Figure scripts:
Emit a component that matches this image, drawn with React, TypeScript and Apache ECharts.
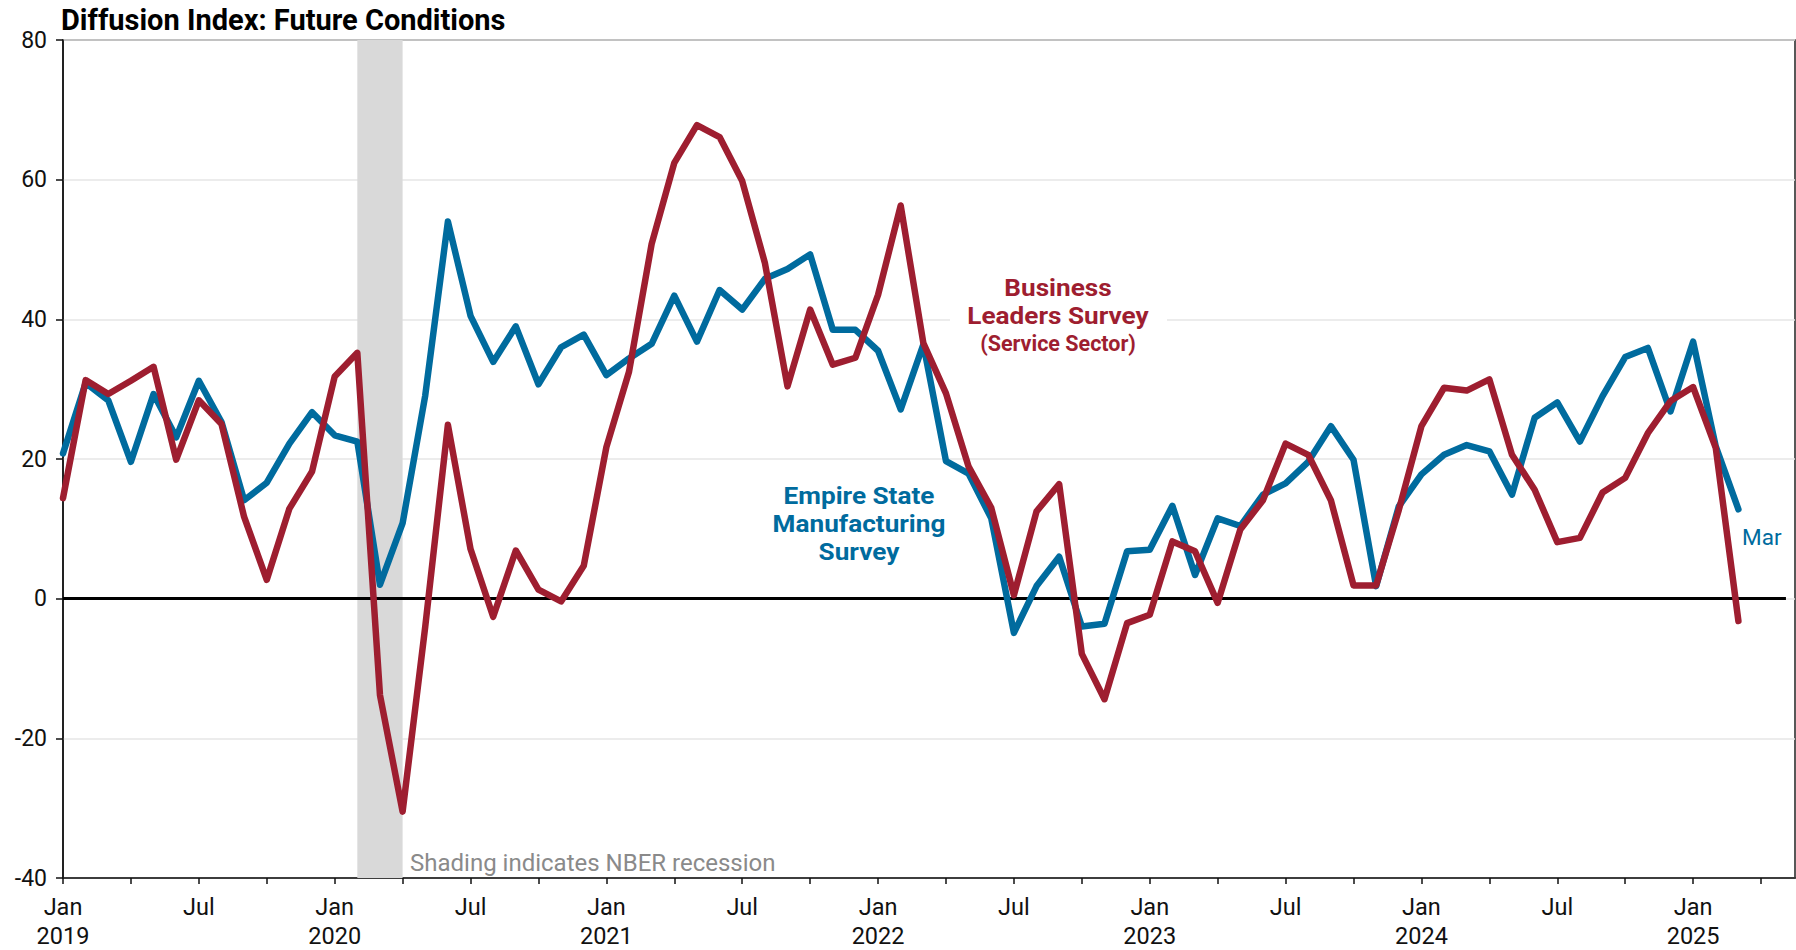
import React, { useEffect, useRef } from "react";
import * as echarts from "echarts";

// Monthly observations, Jan 2019 .. Mar 2025 (index 0 = Jan 2019)
const startYear = 2019;
const empireState: number[] = [
  20.8, 30.9, 28.4, 19.6, 29.3, 23.1, 31.2, 25.3, 14.1, 16.6, 22.2, 26.7,
  23.4, 22.5, 2.0, 10.8, 29.1, 54.0, 40.5, 33.9, 39.0, 30.7, 36.0, 37.8,
  32.0, 34.4, 36.5, 43.4, 36.8, 44.2, 41.4, 45.8, 47.2, 49.3, 38.5, 38.5,
  35.5, 27.1, 36.4, 19.7, 17.9, 11.5, -4.9, 1.8, 6.0, -4.0, -3.6, 6.8,
  7.0, 13.3, 3.4, 11.5, 10.4, 14.9, 16.5, 19.6, 24.7, 19.9, 1.8, 13.2,
  17.8, 20.6, 22.0, 21.1, 14.9, 25.9, 28.1, 22.5, 29.0, 34.6, 35.9, 26.8,
  36.8, 21.8, 12.8,
];
const businessLeaders: number[] = [
  14.4, 31.3, 29.3, 31.2, 33.2, 19.9, 28.4, 25.0, 11.7, 2.7, 12.9, 18.2,
  31.8, 35.2, -13.8, -30.5, -4.0, 24.9, 7.1, -2.6, 6.9, 1.3, -0.4, 4.7,
  21.7, 32.5, 50.8, 62.4, 67.8, 66.1, 59.8, 48.1, 30.4, 41.4, 33.5, 34.5,
  43.5, 56.3, 36.6, 29.4, 18.9, 13.0, 0.5, 12.5, 16.4, -7.9, -14.4, -3.5,
  -2.3, 8.2, 6.8, -0.6, 9.9, 14.1, 22.2, 20.6, 14.1, 1.9, 1.9, 12.7,
  24.7, 30.2, 29.8, 31.4, 20.6, 15.6, 8.1, 8.7, 15.2, 17.3, 23.7, 28.3,
  30.3, 21.6, -3.2,
];
// NBER recession: Feb 2020 .. Apr 2020 (month indices)
const recession: [number, number] = [13, 15];
const yTicks = { min: -40, max: 80, step: 20 };
const xMaxIndex = 76.5;
const zeroLineEnd = 76.1;

const BLUE = "#006b9e";
const RED = "#9e1e30";
const FONT = "Roboto, 'Noto Sans', sans-serif";

export default function App() {
  const ref = useRef<HTMLDivElement>(null);

  useEffect(() => {
    if (!ref.current) return;
    const chart = echarts.init(ref.current, undefined, { renderer: "svg" });

    const option: any = {
      animation: false,
      backgroundColor: "#ffffff",
      textStyle: { fontFamily: FONT },
      grid: {
        left: 63,
        right: 1,
        top: 40,
        bottom: 71,
        show: true,
        borderColor: "#222",
        borderWidth: 1.5,
        backgroundColor: "transparent",
      },
      xAxis: {
        type: "value",
        min: 0,
        max: xMaxIndex,
        interval: 3,
        axisLine: { onZero: false, lineStyle: { color: "#111", width: 1.5 } },
        axisTick: { show: true, length: 6, lineStyle: { color: "#111", width: 1.5 } },
        splitLine: { show: false },
        axisLabel: {
          show: true,
          showMaxLabel: false,
          margin: 14,
          fontSize: 23.5,
          lineHeight: 29,
          color: "#111",
          fontFamily: FONT,
          formatter: (v: number) => {
            if (Math.abs(v - Math.round(v)) > 1e-6) return "";
            const m = Math.round(v) % 12;
            const y = startYear + Math.floor(Math.round(v) / 12);
            if (m === 0) return "Jan\n" + y;
            if (m === 6) return "Jul";
            return "";
          },
        },
      },
      yAxis: {
        type: "value",
        min: yTicks.min,
        max: yTicks.max,
        interval: yTicks.step,
        axisLine: { show: true, lineStyle: { color: "#111", width: 1.5 } },
        axisTick: { show: true, length: 7, lineStyle: { color: "#111", width: 1.5 } },
        splitLine: { show: true, lineStyle: { color: "#e6e6e6", width: 1.5 } },
        axisLabel: { fontSize: 23, color: "#111", margin: 16, fontFamily: FONT },
      },
      series: [
        {
          name: "Empire State Manufacturing Survey",
          type: "line",
          z: 3,
          data: empireState.map((v, i) => [i, v]),
          showSymbol: false,
          symbol: "none",
          lineStyle: { color: BLUE, width: 6.5, join: "round", cap: "round" },
          itemStyle: { color: BLUE },
          markArea: {
            silent: true,
            z: 1,
            itemStyle: { color: "#d9d9d9" },
            data: [[{ xAxis: recession[0] }, { xAxis: recession[1] }]],
          },
        },
        {
          name: "Business Leaders Survey (Service Sector)",
          type: "line",
          z: 4,
          data: businessLeaders.map((v, i) => [i, v]),
          showSymbol: false,
          symbol: "none",
          lineStyle: { color: RED, width: 6.5, join: "round", cap: "round" },
          itemStyle: { color: RED },
          markLine: {
            silent: true,
            z: 2,
            symbol: "none",
            label: { show: false },
            lineStyle: { color: "#000", width: 3, type: "solid" },
            data: [[{ coord: [0, 0] }, { coord: [zeroLineEnd, 0] }]],
          },
        },
      ],
      graphic: [
        {
          type: "text",
          x: 61,
          y: 20,
          style: {
            text: "Diffusion Index: Future Conditions",
            fill: "#000",
            font: `bold 29px ${FONT}`,
            textAlign: "left",
            textVerticalAlign: "middle",
          },
        },
        {
          type: "text",
          x: 410,
          y: 863,
          style: {
            text: "Shading indicates NBER recession",
            fill: "#8a8a8a",
            font: `24px ${FONT}`,
            textAlign: "left",
            textVerticalAlign: "middle",
          },
        },
        {
          type: "rect",
          shape: { x: 950, y: 272, width: 217, height: 86 },
          style: { fill: "#ffffff" },
          z: 50,
        },
        {
          type: "text",
          x: 1058,
          y: 301.5,
          z: 60,
          scaleX: 1.09,
          style: {
            text: "Business\nLeaders Survey",
            fill: RED,
            font: `bold 24px ${FONT}`,
            lineHeight: 28,
            textAlign: "center",
            textVerticalAlign: "middle",
          },
        },
        {
          type: "text",
          x: 1058,
          y: 343,
          z: 60,
          style: { text: "(Service Sector)", fill: RED, font: `bold 21.5px ${FONT}`, lineHeight: 24, textAlign: "center", textVerticalAlign: "middle" },
        },
        {
          type: "text",
          x: 859,
          y: 524,
          z: 60,
          scaleX: 1.09,
          style: {
            text: "Empire State\nManufacturing\nSurvey",
            fill: BLUE,
            font: `bold 24px ${FONT}`,
            lineHeight: 28,
            textAlign: "center",
            textVerticalAlign: "middle",
          },
        },
        {
          type: "text",
          x: 1742,
          y: 537,
          z: 60,
          style: { text: "Mar", fill: BLUE, font: `22.5px ${FONT}`, textAlign: "left", textVerticalAlign: "middle" },
        },
      ],
    };

    chart.setOption(option);
    return () => chart.dispose();
  }, []);

  return (
    <div
      ref={ref}
      style={{ position: "absolute", left: 0, top: 0, width: 1796, height: 950 }}
    />
  );
}
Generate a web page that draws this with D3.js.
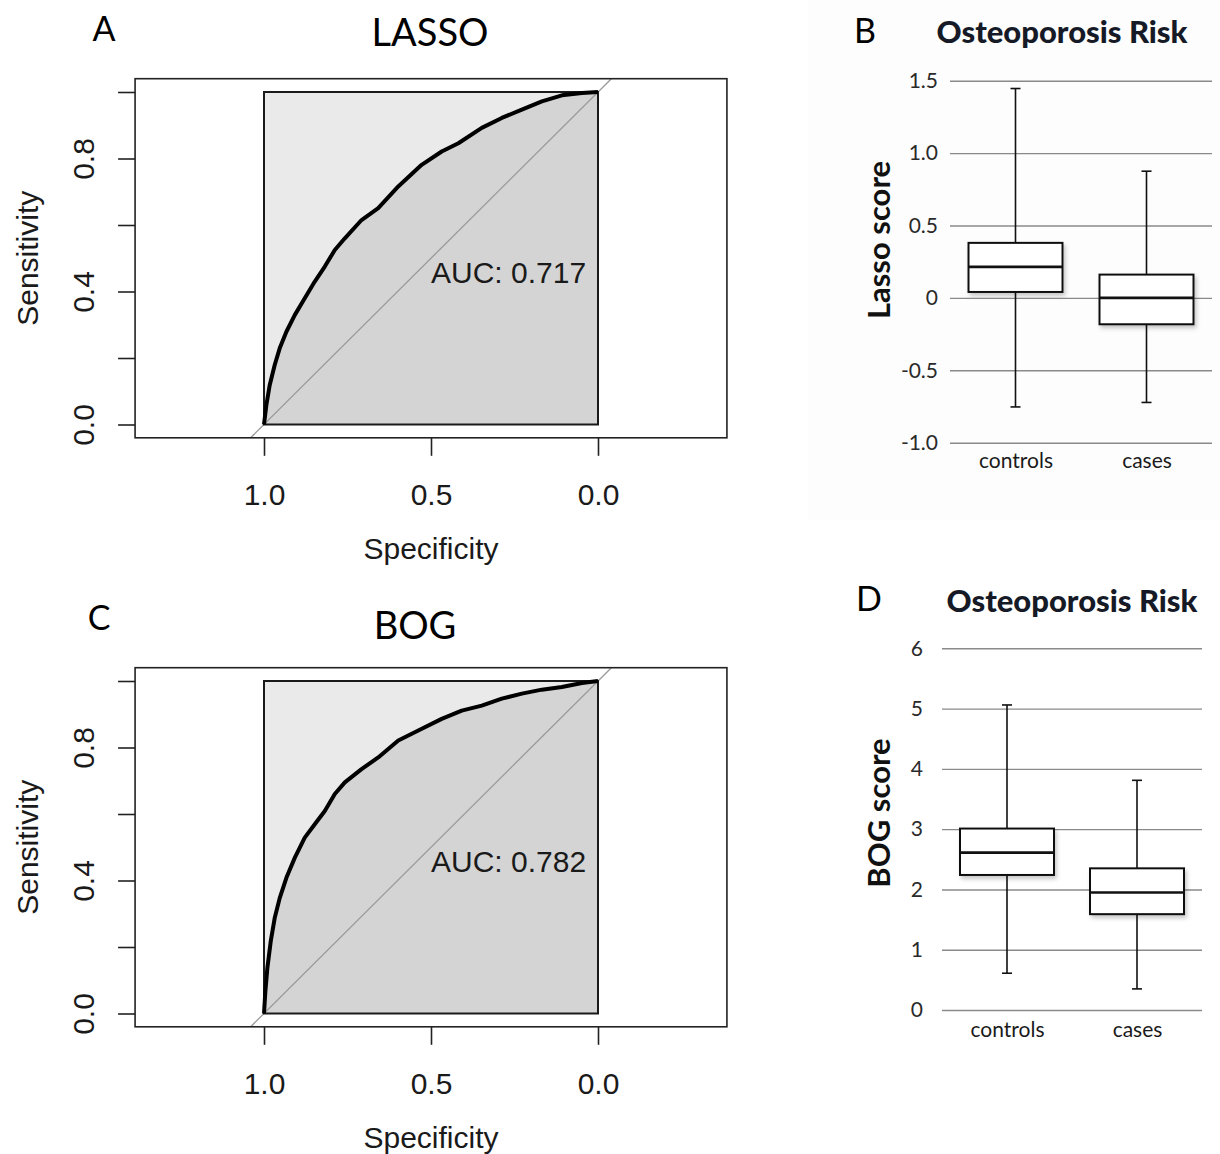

Written request:
Repeat each entry exactly as it appears; skip any picture.

Result:
Emit a component that matches this image, drawn with React, TypeScript and Apache ECharts.
import React, { useEffect, useRef } from "react";
import * as echarts from "echarts";

// Monthly observations, Jan 2019 .. Mar 2025 (index 0 = Jan 2019)
const startYear = 2019;
const empireState: number[] = [
  20.8, 30.9, 28.4, 19.6, 29.3, 23.1, 31.2, 25.3, 14.1, 16.6, 22.2, 26.7,
  23.4, 22.5, 2.0, 10.8, 29.1, 54.0, 40.5, 33.9, 39.0, 30.7, 36.0, 37.8,
  32.0, 34.4, 36.5, 43.4, 36.8, 44.2, 41.4, 45.8, 47.2, 49.3, 38.5, 38.5,
  35.5, 27.1, 36.4, 19.7, 17.9, 11.5, -4.9, 1.8, 6.0, -4.0, -3.6, 6.8,
  7.0, 13.3, 3.4, 11.5, 10.4, 14.9, 16.5, 19.6, 24.7, 19.9, 1.8, 13.2,
  17.8, 20.6, 22.0, 21.1, 14.9, 25.9, 28.1, 22.5, 29.0, 34.6, 35.9, 26.8,
  36.8, 21.8, 12.8,
];
const businessLeaders: number[] = [
  14.4, 31.3, 29.3, 31.2, 33.2, 19.9, 28.4, 25.0, 11.7, 2.7, 12.9, 18.2,
  31.8, 35.2, -13.8, -30.5, -4.0, 24.9, 7.1, -2.6, 6.9, 1.3, -0.4, 4.7,
  21.7, 32.5, 50.8, 62.4, 67.8, 66.1, 59.8, 48.1, 30.4, 41.4, 33.5, 34.5,
  43.5, 56.3, 36.6, 29.4, 18.9, 13.0, 0.5, 12.5, 16.4, -7.9, -14.4, -3.5,
  -2.3, 8.2, 6.8, -0.6, 9.9, 14.1, 22.2, 20.6, 14.1, 1.9, 1.9, 12.7,
  24.7, 30.2, 29.8, 31.4, 20.6, 15.6, 8.1, 8.7, 15.2, 17.3, 23.7, 28.3,
  30.3, 21.6, -3.2,
];
// NBER recession: Feb 2020 .. Apr 2020 (month indices)
const recession: [number, number] = [13, 15];
const yTicks = { min: -40, max: 80, step: 20 };
const xMaxIndex = 76.5;
const zeroLineEnd = 76.1;

const BLUE = "#006b9e";
const RED = "#9e1e30";
const FONT = "Roboto, 'Noto Sans', sans-serif";

export default function App() {
  const ref = useRef<HTMLDivElement>(null);

  useEffect(() => {
    if (!ref.current) return;
    const chart = echarts.init(ref.current, undefined, { renderer: "svg" });

    const option: any = {
      animation: false,
      backgroundColor: "#ffffff",
      textStyle: { fontFamily: FONT },
      grid: {
        left: 63,
        right: 1,
        top: 40,
        bottom: 71,
        show: true,
        borderColor: "#222",
        borderWidth: 1.5,
        backgroundColor: "transparent",
      },
      xAxis: {
        type: "value",
        min: 0,
        max: xMaxIndex,
        interval: 3,
        axisLine: { onZero: false, lineStyle: { color: "#111", width: 1.5 } },
        axisTick: { show: true, length: 6, lineStyle: { color: "#111", width: 1.5 } },
        splitLine: { show: false },
        axisLabel: {
          show: true,
          showMaxLabel: false,
          margin: 14,
          fontSize: 23.5,
          lineHeight: 29,
          color: "#111",
          fontFamily: FONT,
          formatter: (v: number) => {
            if (Math.abs(v - Math.round(v)) > 1e-6) return "";
            const m = Math.round(v) % 12;
            const y = startYear + Math.floor(Math.round(v) / 12);
            if (m === 0) return "Jan\n" + y;
            if (m === 6) return "Jul";
            return "";
          },
        },
      },
      yAxis: {
        type: "value",
        min: yTicks.min,
        max: yTicks.max,
        interval: yTicks.step,
        axisLine: { show: true, lineStyle: { color: "#111", width: 1.5 } },
        axisTick: { show: true, length: 7, lineStyle: { color: "#111", width: 1.5 } },
        splitLine: { show: true, lineStyle: { color: "#e6e6e6", width: 1.5 } },
        axisLabel: { fontSize: 23, color: "#111", margin: 16, fontFamily: FONT },
      },
      series: [
        {
          name: "Empire State Manufacturing Survey",
          type: "line",
          z: 3,
          data: empireState.map((v, i) => [i, v]),
          showSymbol: false,
          symbol: "none",
          lineStyle: { color: BLUE, width: 6.5, join: "round", cap: "round" },
          itemStyle: { color: BLUE },
          markArea: {
            silent: true,
            z: 1,
            itemStyle: { color: "#d9d9d9" },
            data: [[{ xAxis: recession[0] }, { xAxis: recession[1] }]],
          },
        },
        {
          name: "Business Leaders Survey (Service Sector)",
          type: "line",
          z: 4,
          data: businessLeaders.map((v, i) => [i, v]),
          showSymbol: false,
          symbol: "none",
          lineStyle: { color: RED, width: 6.5, join: "round", cap: "round" },
          itemStyle: { color: RED },
          markLine: {
            silent: true,
            z: 2,
            symbol: "none",
            label: { show: false },
            lineStyle: { color: "#000", width: 3, type: "solid" },
            data: [[{ coord: [0, 0] }, { coord: [zeroLineEnd, 0] }]],
          },
        },
      ],
      graphic: [
        {
          type: "text",
          x: 61,
          y: 20,
          style: {
            text: "Diffusion Index: Future Conditions",
            fill: "#000",
            font: `bold 29px ${FONT}`,
            textAlign: "left",
            textVerticalAlign: "middle",
          },
        },
        {
          type: "text",
          x: 410,
          y: 863,
          style: {
            text: "Shading indicates NBER recession",
            fill: "#8a8a8a",
            font: `24px ${FONT}`,
            textAlign: "left",
            textVerticalAlign: "middle",
          },
        },
        {
          type: "rect",
          shape: { x: 950, y: 272, width: 217, height: 86 },
          style: { fill: "#ffffff" },
          z: 50,
        },
        {
          type: "text",
          x: 1058,
          y: 301.5,
          z: 60,
          scaleX: 1.09,
          style: {
            text: "Business\nLeaders Survey",
            fill: RED,
            font: `bold 24px ${FONT}`,
            lineHeight: 28,
            textAlign: "center",
            textVerticalAlign: "middle",
          },
        },
        {
          type: "text",
          x: 1058,
          y: 343,
          z: 60,
          style: { text: "(Service Sector)", fill: RED, font: `bold 21.5px ${FONT}`, lineHeight: 24, textAlign: "center", textVerticalAlign: "middle" },
        },
        {
          type: "text",
          x: 859,
          y: 524,
          z: 60,
          scaleX: 1.09,
          style: {
            text: "Empire State\nManufacturing\nSurvey",
            fill: BLUE,
            font: `bold 24px ${FONT}`,
            lineHeight: 28,
            textAlign: "center",
            textVerticalAlign: "middle",
          },
        },
        {
          type: "text",
          x: 1742,
          y: 537,
          z: 60,
          style: { text: "Mar", fill: BLUE, font: `22.5px ${FONT}`, textAlign: "left", textVerticalAlign: "middle" },
        },
      ],
    };

    chart.setOption(option);
    return () => chart.dispose();
  }, []);

  return (
    <div
      ref={ref}
      style={{ position: "absolute", left: 0, top: 0, width: 1796, height: 950 }}
    />
  );
}
Generate a web page that draws this with D3.js.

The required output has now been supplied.